Overindulged as a child
But Harry is the Brother Grimm. As a child, according to those who knew him, he was spoiled and overindulged by his mother, who failed to inculcate him with any sense of responsibility towards the Crown.
He grew up with no boundaries. An acquaintance of mine who holidayed with a 16 year old Harry told me he went around removing and hiding womens’ bikini tops, and playing other puerile practical jokes.
At the same time, he grew up to hold the view that there is really nothing left to live for as a Royal, and is proud of his unhappiness.
Harry enjoys being miserable, though it would be a mistake to think that because he enjoys it, he is not.
William, partly due to the steady influence of Kate, has never indulged in such Byronic Unhappiness.
He does not take the view that there is a superior rationality in being wretched, and complaining.
The wise man will be as happy as circumstances permit, and if he finds excessive contemplation of his life painful beyond a point, he will think about something else instead.
But Harry, beware! You are going down the same road as misfits and oddities like Mohhammed Fayed, who accused the Royal Family of arranging the death of Princess Diana and his son Dodi, because the latter was a Muslim.
Each new claim must be more sensational
As I recall, he also accused Camilla of being a “crocodile”, and insisted the House of Windsor was a “Dracula family”.
If Harry progresses further down his present path, what other claims might he make? That Prince Charles is Nosferatu, William is a werewolf, and Kate a Cat Woman, who, when the moon is full, leaves Kensington Palace in search of her prey?
Far fetched?

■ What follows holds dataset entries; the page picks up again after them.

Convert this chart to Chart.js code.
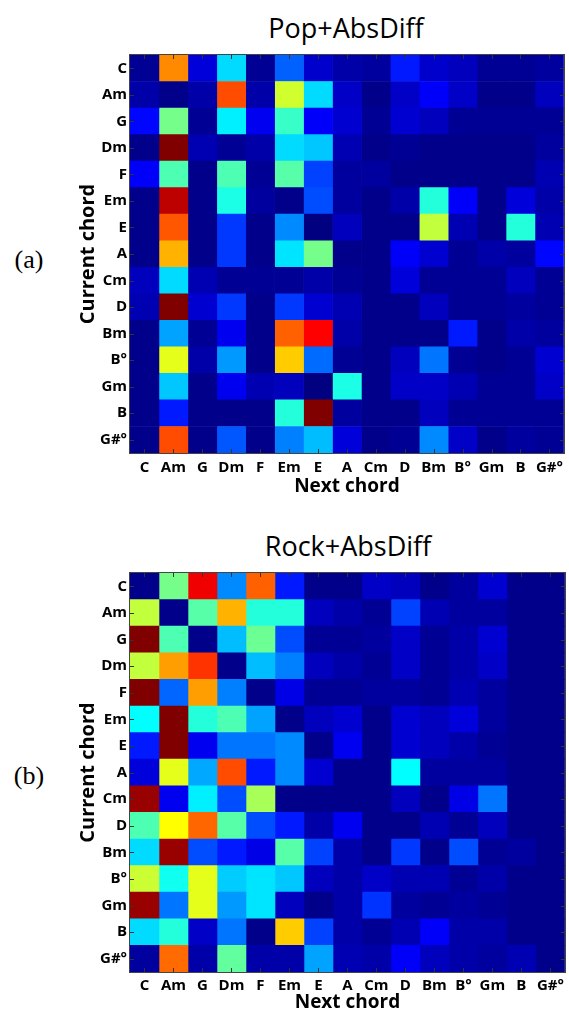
<!DOCTYPE html>
<html>
<head>
<meta charset="utf-8">
<script src="https://cdn.jsdelivr.net/npm/chart.js@4.4.1/dist/chart.umd.min.js"></script>
<style>
  html, body { margin: 0; padding: 0; background: #fff; width: 569px; height: 1013px; overflow: hidden; }
  .wrap { position: absolute; left: 0; width: 569px; }
  .title { position: absolute; font-family: "Open Sans", sans-serif; font-size: 27px; line-height: 1; color: #000; white-space: nowrap; transform: translateX(-50%); }
  .tag { position: absolute; font-family: "Liberation Serif", serif; font-size: 26px; line-height: 1; color: #000; white-space: nowrap; transform: translateX(-50%); }
</style>
</head>
<body>
<div class="title" style="left:346px; top:14px;">Pop+AbsDiff</div>
<div class="tag" style="left:29px; top:247px;">(a)</div>
<div class="wrap" style="top:0; height:506px;"><canvas id="popChart"></canvas></div>

<div class="title" style="left:348px; top:532px;">Rock+AbsDiff</div>
<div class="tag" style="left:29px; top:763px;">(b)</div>
<div class="wrap" style="top:506px; height:507px;"><canvas id="rockChart"></canvas></div>

<script>
// Chord categories (rows = current chord, columns = next chord)
const chords = ["C", "Am", "G", "Dm", "F", "Em", "E", "A", "Cm", "D", "Bm", "B°", "Gm", "B", "G#°"];

// Pop+AbsDiff — one array per current chord, values 0..1 per next chord
const popC    = [0.02, 0.74, 0.09, 0.34, 0.02, 0.22, 0.075, 0.04, 0.03, 0.15, 0.075, 0.06, 0.02, 0.02, 0.03];
const popAm   = [0.04, 0.01, 0.04, 0.80, 0.04, 0.58, 0.34, 0.07, 0.01, 0.07, 0.12, 0.07, 0.01, 0.01, 0.06];
const popG    = [0.13, 0.49, 0.02, 0.36, 0.11, 0.43, 0.12, 0.08, 0.02, 0.08, 0.06, 0.02, 0.02, 0.02, 0.02];
const popDm   = [0.01, 1.00, 0.05, 0.02, 0.04, 0.34, 0.32, 0.05, 0.01, 0.02, 0.01, 0.01, 0.01, 0.01, 0.03];
const popF    = [0.12, 0.45, 0.01, 0.45, 0.02, 0.46, 0.19, 0.03, 0.03, 0.01, 0.01, 0.01, 0.01, 0.01, 0.05];
const popEm   = [0.01, 0.94, 0.01, 0.40, 0.03, 0.01, 0.20, 0.03, 0.01, 0.04, 0.41, 0.12, 0.01, 0.09, 0.04];
const popE    = [0.01, 0.79, 0.01, 0.18, 0.01, 0.26, 0.00, 0.06, 0.01, 0.01, 0.565, 0.05, 0.01, 0.41, 0.05];
const popA    = [0.01, 0.70, 0.01, 0.18, 0.01, 0.35, 0.49, 0.01, 0.01, 0.12, 0.08, 0.02, 0.04, 0.03, 0.13];
const popCm   = [0.06, 0.34, 0.05, 0.02, 0.02, 0.02, 0.04, 0.02, 0.01, 0.09, 0.02, 0.02, 0.02, 0.06, 0.02];
const popD    = [0.05, 1.00, 0.08, 0.18, 0.01, 0.18, 0.08, 0.05, 0.01, 0.01, 0.06, 0.02, 0.02, 0.03, 0.02];
const popBm   = [0.01, 0.285, 0.02, 0.11, 0.01, 0.78, 0.875, 0.04, 0.01, 0.01, 0.01, 0.15, 0.01, 0.04, 0.03];
const popBdim = [0.01, 0.60, 0.04, 0.275, 0.01, 0.675, 0.23, 0.02, 0.01, 0.06, 0.24, 0.02, 0.01, 0.02, 0.08];
const popGm   = [0.01, 0.32, 0.01, 0.11, 0.05, 0.06, 0.00, 0.40, 0.01, 0.07, 0.07, 0.05, 0.02, 0.02, 0.07];
const popB    = [0.01, 0.15, 0.01, 0.01, 0.01, 0.41, 1.00, 0.03, 0.01, 0.01, 0.06, 0.02, 0.02, 0.02, 0.02];
const popGsdim= [0.01, 0.80, 0.01, 0.21, 0.01, 0.25, 0.31, 0.09, 0.01, 0.02, 0.26, 0.07, 0.01, 0.03, 0.02];

// Rock+AbsDiff
const rockC    = [0.01, 0.49, 0.89, 0.26, 0.78, 0.15, 0.01, 0.01, 0.07, 0.06, 0.01, 0.03, 0.08, 0.01, 0.01];
const rockAm   = [0.565, 0.01, 0.46, 0.70, 0.41, 0.41, 0.06, 0.04, 0.02, 0.19, 0.05, 0.03, 0.03, 0.01, 0.01];
const rockG    = [1.00, 0.45, 0.01, 0.31, 0.48, 0.20, 0.02, 0.02, 0.03, 0.07, 0.02, 0.04, 0.08, 0.01, 0.01];
const rockDm   = [0.565, 0.72, 0.825, 0.01, 0.31, 0.25, 0.06, 0.04, 0.02, 0.07, 0.02, 0.04, 0.07, 0.01, 0.01];
const rockF    = [1.00, 0.225, 0.72, 0.25, 0.01, 0.10, 0.02, 0.02, 0.03, 0.03, 0.02, 0.05, 0.03, 0.01, 0.01];
const rockEm   = [0.375, 1.00, 0.41, 0.45, 0.285, 0.01, 0.06, 0.08, 0.01, 0.08, 0.06, 0.09, 0.03, 0.01, 0.01];
const rockE    = [0.15, 1.00, 0.11, 0.24, 0.24, 0.26, 0.01, 0.11, 0.01, 0.08, 0.06, 0.04, 0.02, 0.01, 0.01];
const rockA    = [0.09, 0.60, 0.29, 0.80, 0.15, 0.26, 0.08, 0.01, 0.01, 0.375, 0.03, 0.03, 0.03, 0.01, 0.01];
const rockCm   = [0.975, 0.11, 0.36, 0.20, 0.54, 0.01, 0.01, 0.01, 0.01, 0.06, 0.01, 0.10, 0.24, 0.01, 0.01];
const rockD    = [0.45, 0.625, 0.775, 0.46, 0.20, 0.15, 0.04, 0.11, 0.01, 0.01, 0.05, 0.02, 0.06, 0.01, 0.01];
const rockBm   = [0.34, 0.975, 0.20, 0.15, 0.10, 0.46, 0.19, 0.04, 0.01, 0.18, 0.01, 0.20, 0.02, 0.03, 0.01];
const rockBdim = [0.575, 0.39, 0.60, 0.325, 0.35, 0.32, 0.06, 0.04, 0.07, 0.05, 0.05, 0.02, 0.04, 0.01, 0.01];
const rockGm   = [0.975, 0.24, 0.60, 0.275, 0.35, 0.06, 0.01, 0.04, 0.175, 0.03, 0.02, 0.03, 0.02, 0.01, 0.01];
const rockB    = [0.34, 0.41, 0.07, 0.24, 0.01, 0.675, 0.19, 0.04, 0.02, 0.05, 0.12, 0.04, 0.04, 0.01, 0.01];
const rockGsdim= [0.03, 0.77, 0.04, 0.47, 0.04, 0.04, 0.285, 0.05, 0.04, 0.12, 0.06, 0.04, 0.03, 0.05, 0.01];

const popMatrix  = [popC, popAm, popG, popDm, popF, popEm, popE, popA, popCm, popD, popBm, popBdim, popGm, popB, popGsdim];
const rockMatrix = [rockC, rockAm, rockG, rockDm, rockF, rockEm, rockE, rockA, rockCm, rockD, rockBm, rockBdim, rockGm, rockB, rockGsdim];

// MATLAB "jet" colormap
function jet(v) {
  v = Math.max(0, Math.min(1, v));
  const c = t => Math.round(255 * Math.max(0, Math.min(1, t)));
  const r = c(Math.min(4 * v - 1.5, -4 * v + 4.5));
  const g = c(Math.min(4 * v - 0.5, -4 * v + 3.5));
  const b = c(Math.min(4 * v + 0.5, -4 * v + 2.5));
  return `rgb(${r},${g},${b})`;
}

// Box + inward tick marks (MATLAB style)
const boxTicks = {
  id: 'boxTicks',
  afterDatasetsDraw(chart) {
    const { ctx, chartArea: a, scales: { x, y } } = chart;
    ctx.save();
    ctx.strokeStyle = '#333';
    ctx.lineWidth = 1;
    ctx.beginPath();
    const L = 4;
    x.ticks.forEach(t => {
      const px = Math.round(x.getPixelForValue(t.value)) + 0.5;
      ctx.moveTo(px, a.top); ctx.lineTo(px, a.top + L);
      ctx.moveTo(px, a.bottom); ctx.lineTo(px, a.bottom - L);
    });
    chords.forEach((c, i) => {
      const py = Math.round(y.getPixelForValue(i)) + 0.5;
      ctx.moveTo(a.left, py); ctx.lineTo(a.left + L, py);
      ctx.moveTo(a.right, py); ctx.lineTo(a.right - L, py);
    });
    ctx.stroke();
    ctx.strokeStyle = '#444';
    ctx.strokeRect(Math.round(a.left) - 0.5, Math.round(a.top) - 0.5, Math.round(a.right - a.left) + 1, Math.round(a.bottom - a.top) + 1);
    ctx.restore();
  }
};

function makeHeatmap(id, matrix, cfg) {
  const datasets = chords.map((col, j) => ({
    label: col,
    data: matrix.map(() => [j, j + 1]),
    backgroundColor: matrix.map(row => jet(row[j])),
    borderWidth: 0,
    barPercentage: 1,
    categoryPercentage: 1,
    grouped: false
  }));
  return new Chart(document.getElementById(id), {
    type: 'bar',
    data: { labels: chords, datasets },
    plugins: [boxTicks],
    options: {
      indexAxis: 'y',
      responsive: true,
      maintainAspectRatio: false,
      animation: false,
      events: [],
      layout: { padding: { top: cfg.top, right: 4, bottom: 0, left: 0 } },
      plugins: { legend: { display: false }, tooltip: { enabled: false }, title: { display: false } },
      scales: {
        x: {
          type: 'linear',
          min: 0, max: chords.length,
          grid: { display: false, drawTicks: false },
          border: { display: false },
          afterBuildTicks: s => { s.ticks = chords.map((c, i) => ({ value: i + 0.5 })); },
          afterFit: s => { s.height = cfg.xHeight; },
          ticks: {
            autoSkip: false, maxRotation: 0, padding: cfg.xPad,
            color: '#000',
            font: { family: 'Open Sans', size: 15, weight: 'bold' },
            callback: (v, i) => chords[i]
          },
          title: {
            display: true, text: 'Next chord', color: '#000',
            font: { family: 'Open Sans', size: 19, weight: 'bold', lineHeight: 1 },
            padding: { top: 0, bottom: cfg.xTitlePad }
          }
        },
        y: {
          type: 'category',
          grid: { display: false, drawTicks: false },
          border: { display: false },
          afterFit: s => { s.width = 130; },
          ticks: {
            autoSkip: false, padding: 3, color: '#000',
            font: { family: 'Open Sans', size: 15, weight: 'bold' }
          },
          title: {
            display: true, text: 'Current chord', color: '#000',
            font: { family: 'Open Sans', size: 20, weight: 'bold', lineHeight: 1 },
            padding: { top: 78, bottom: 0 }
          }
        }
      }
    }
  });
}

makeHeatmap('popChart', popMatrix, { top: 55, xHeight: 53, xPad: 6, xTitlePad: 9.5 });
makeHeatmap('rockChart', rockMatrix, { top: 67, xHeight: 41, xPad: 5, xTitlePad: 0.5 });
</script>
</body>
</html>
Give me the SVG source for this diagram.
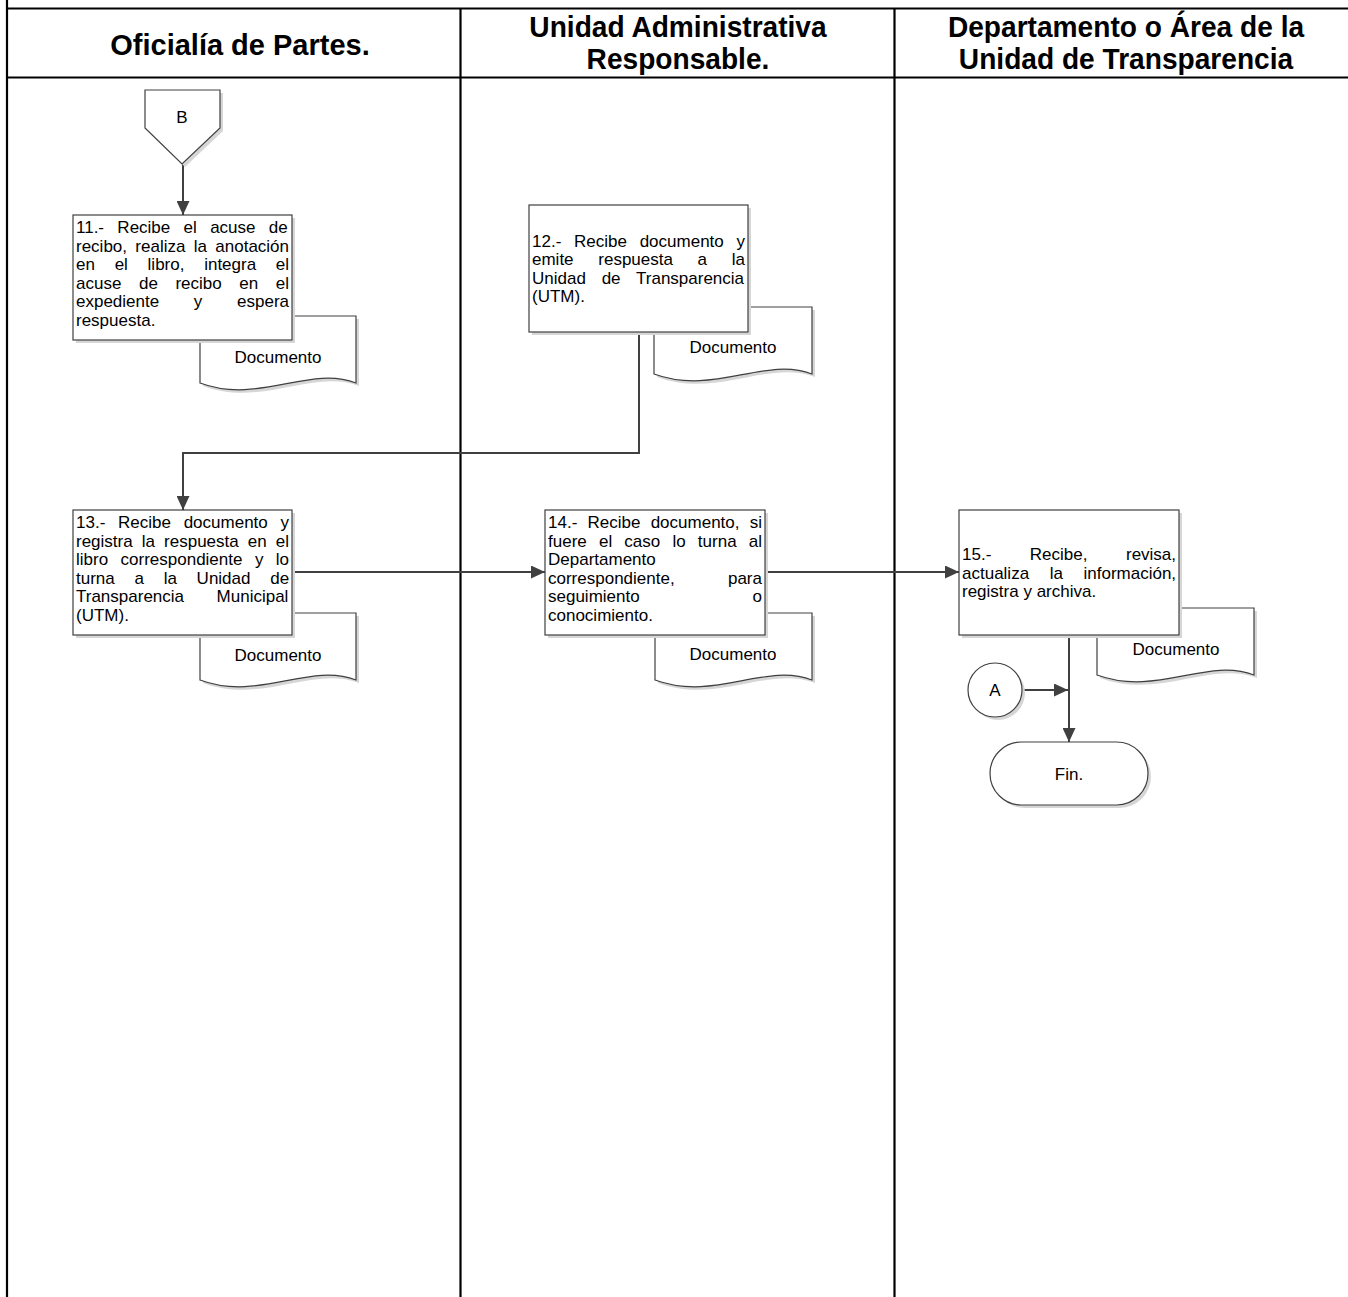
<svg xmlns="http://www.w3.org/2000/svg" width="1348" height="1297" viewBox="0 0 1348 1297">
  <style>
    .lane { stroke: #000; stroke-width: 2.2; fill: none; }
    .hdr { font-family: "Liberation Sans", Arial, sans-serif; font-weight: bold; font-size: 29px; fill: #000; }
    .txt { font-family: "Liberation Sans", Arial, sans-serif; font-size: 17px; fill: #000; }
    .box { fill: #fff; stroke: #404040; stroke-width: 1.2; }
    .shadow { fill: #d6d6d6; stroke: none; }
    .conn { fill: none; stroke: #404040; stroke-width: 2; }
  </style>
  <defs>
    <marker id="arrow" markerUnits="userSpaceOnUse" markerWidth="15" markerHeight="13" refX="14" refY="6.5" orient="auto">
      <path d="M0,0 L14,6.5 L0,13 Z" fill="#404040"/>
    </marker>
  </defs>
  <rect width="1348" height="1297" fill="#fff"/>

  <!-- swimlane frame -->
  <g id="lanes">
    <line class="lane" x1="7" y1="0" x2="7" y2="1297"/>
    <line class="lane" x1="6" y1="8.5" x2="1348" y2="8.5"/>
    <line class="lane" x1="6" y1="77.5" x2="1348" y2="77.5"/>
    <line class="lane" x1="460.5" y1="8" x2="460.5" y2="1297"/>
    <line class="lane" x1="894.5" y1="8" x2="894.5" y2="1297"/>
    <text class="hdr" text-anchor="middle" x="240" y="55" font-size="30">Oficialía de Partes.</text>
    <text class="hdr" text-anchor="middle" transform="translate(678,37) scale(0.97,1)">Unidad Administrativa</text>
    <text class="hdr" text-anchor="middle" transform="translate(678,69) scale(0.97,1)">Responsable.</text>
    <text class="hdr" text-anchor="middle" transform="translate(1126,37) scale(0.97,1)">Departamento o Área de la</text>
    <text class="hdr" text-anchor="middle" transform="translate(1126,69) scale(0.97,1)">Unidad de Transparencia</text>
  </g>

  <!-- document symbols (behind the process boxes) -->
  <g id="doc11">
    <path class="shadow" d="M203,319 H359 V386 C312,368 262,408 203,386 Z"/>
    <path class="box" d="M200,316 H356 V383 C309,365 259,405 200,383 Z"/>
    <text class="txt" text-anchor="middle" x="278" y="363">Documento</text>
  </g>
  <g id="doc12">
    <path class="shadow" d="M657,310 H815 V377 C768,359 717,399 657,377 Z"/>
    <path class="box" d="M654,307 H812 V374 C765,356 714,396 654,374 Z"/>
    <text class="txt" text-anchor="middle" x="733" y="353">Documento</text>
  </g>
  <g id="doc13">
    <path class="shadow" d="M203,616 H359 V683 C312,665 262,705 203,683 Z"/>
    <path class="box" d="M200,613 H356 V680 C309,662 259,702 200,680 Z"/>
    <text class="txt" text-anchor="middle" x="278" y="661">Documento</text>
  </g>
  <g id="doc14">
    <path class="shadow" d="M658,616 H815 V683 C768,665 718,705 658,683 Z"/>
    <path class="box" d="M655,613 H812 V680 C765,662 715,702 655,680 Z"/>
    <text class="txt" text-anchor="middle" x="733" y="660">Documento</text>
  </g>
  <g id="doc15">
    <path class="shadow" d="M1100,611 H1257 V678 C1210,660 1160,700 1100,678 Z"/>
    <path class="box" d="M1097,608 H1254 V675 C1207,657 1157,697 1097,675 Z"/>
    <text class="txt" text-anchor="middle" x="1176" y="655">Documento</text>
  </g>

  <!-- connectors -->
  <g id="connectors">
    <path class="conn" d="M183,164 V215" marker-end="url(#arrow)"/>
    <path class="conn" d="M639,332 V453 H183 V510" marker-end="url(#arrow)"/>
    <path class="conn" d="M292,572 H545" marker-end="url(#arrow)"/>
    <path class="conn" d="M765,572 H959" marker-end="url(#arrow)"/>
    <path class="conn" d="M1069,635 V742" marker-end="url(#arrow)"/>
    <path class="conn" d="M1022,690 H1068" marker-end="url(#arrow)"/>
  </g>

  <!-- off-page reference B -->
  <g id="refB">
    <path class="shadow" d="M148,93 H223 V131 L185,167 L148,131 Z"/>
    <path class="box" d="M145,90 H220 V128 L182,164 L145,128 Z"/>
    <text class="txt" text-anchor="middle" x="182" y="123">B</text>
  </g>

  <!-- step 11 -->
  <g id="step11">
    <rect class="shadow" x="76" y="218" width="219" height="125"/>
    <rect class="box" x="73" y="215" width="219" height="125"/>
    <g class="txt">
      <text x="76" y="233" word-spacing="8.6">11.- Recibe el acuse de</text>
      <text x="76" y="251.5" word-spacing="3.6">recibo, realiza la anotación</text>
      <text x="76" y="270" word-spacing="15">en el libro, integra el</text>
      <text x="76" y="288.5" word-spacing="12.85">acuse de recibo en el</text>
      <text x="76" y="307" word-spacing="29.95">expediente y espera</text>
      <text x="76" y="325.5">respuesta.</text>
    </g>
  </g>

  <!-- step 12 -->
  <g id="step12">
    <rect class="shadow" x="532" y="208" width="219" height="127"/>
    <rect class="box" x="529" y="205" width="219" height="127"/>
    <g class="txt">
      <text x="532" y="246.5" word-spacing="8">12.- Recibe documento y</text>
      <text x="532" y="265" word-spacing="19.97">emite respuesta a la</text>
      <text x="532" y="283.5" word-spacing="11.05">Unidad de Transparencia</text>
      <text x="532" y="302">(UTM).</text>
    </g>
  </g>

  <!-- step 13 -->
  <g id="step13">
    <rect class="shadow" x="76" y="513" width="219" height="125"/>
    <rect class="box" x="73" y="510" width="219" height="125"/>
    <g class="txt">
      <text x="76" y="528" word-spacing="8">13.- Recibe documento y</text>
      <text x="76" y="546.5" word-spacing="4.35">registra la respuesta en el</text>
      <text x="76" y="565" word-spacing="7.7">libro correspondiente y lo</text>
      <text x="76" y="583.5" word-spacing="15">turna a la Unidad de</text>
      <text x="76" y="602" word-spacing="27.8">Transparencia Municipal</text>
      <text x="76" y="620.5">(UTM).</text>
    </g>
  </g>

  <!-- step 14 -->
  <g id="step14">
    <rect class="shadow" x="548" y="513" width="220" height="125"/>
    <rect class="box" x="545" y="510" width="220" height="125"/>
    <g class="txt">
      <text x="548" y="528" word-spacing="5.5">14.- Recibe documento, si</text>
      <text x="548" y="546.5" word-spacing="7.46">fuere el caso lo turna al</text>
      <text x="548" y="565">Departamento</text>
      <text x="548" y="583.5" word-spacing="48.6">correspondiente, para</text>
      <text x="548" y="602" word-spacing="108.2">seguimiento o</text>
      <text x="548" y="620.5">conocimiento.</text>
    </g>
  </g>

  <!-- step 15 -->
  <g id="step15">
    <rect class="shadow" x="962" y="513" width="220" height="125"/>
    <rect class="box" x="959" y="510" width="220" height="125"/>
    <g class="txt">
      <text x="962" y="560" word-spacing="33.8">15.- Recibe, revisa,</text>
      <text x="962" y="578.5" word-spacing="15.85">actualiza la información,</text>
      <text x="962" y="597">registra y archiva.</text>
    </g>
  </g>

  <!-- on-page reference A -->
  <g id="refA">
    <circle class="shadow" cx="998" cy="693" r="27"/>
    <circle class="box" cx="995" cy="690" r="27"/>
    <text class="txt" text-anchor="middle" x="995" y="696">A</text>
  </g>

  <!-- terminator -->
  <g id="fin">
    <rect class="shadow" x="993" y="745" width="158" height="63" rx="31.5"/>
    <rect class="box" x="990" y="742" width="158" height="63" rx="31.5"/>
    <text class="txt" text-anchor="middle" x="1069" y="780">Fin.</text>
  </g>
</svg>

I am not so sure, for each new claim Harry makes must necessarily be more sensational than the last.
Hollywood sophisticates are already penetrating his bunkum, and if he abandons all discretion, they will soon have no more of him.
Where reason still holds sway, he may be doomed to become a sort of sideshow freak, for, to paraphrase Hamlet, poor Harry no longer “knows a hawk from a handsaw”.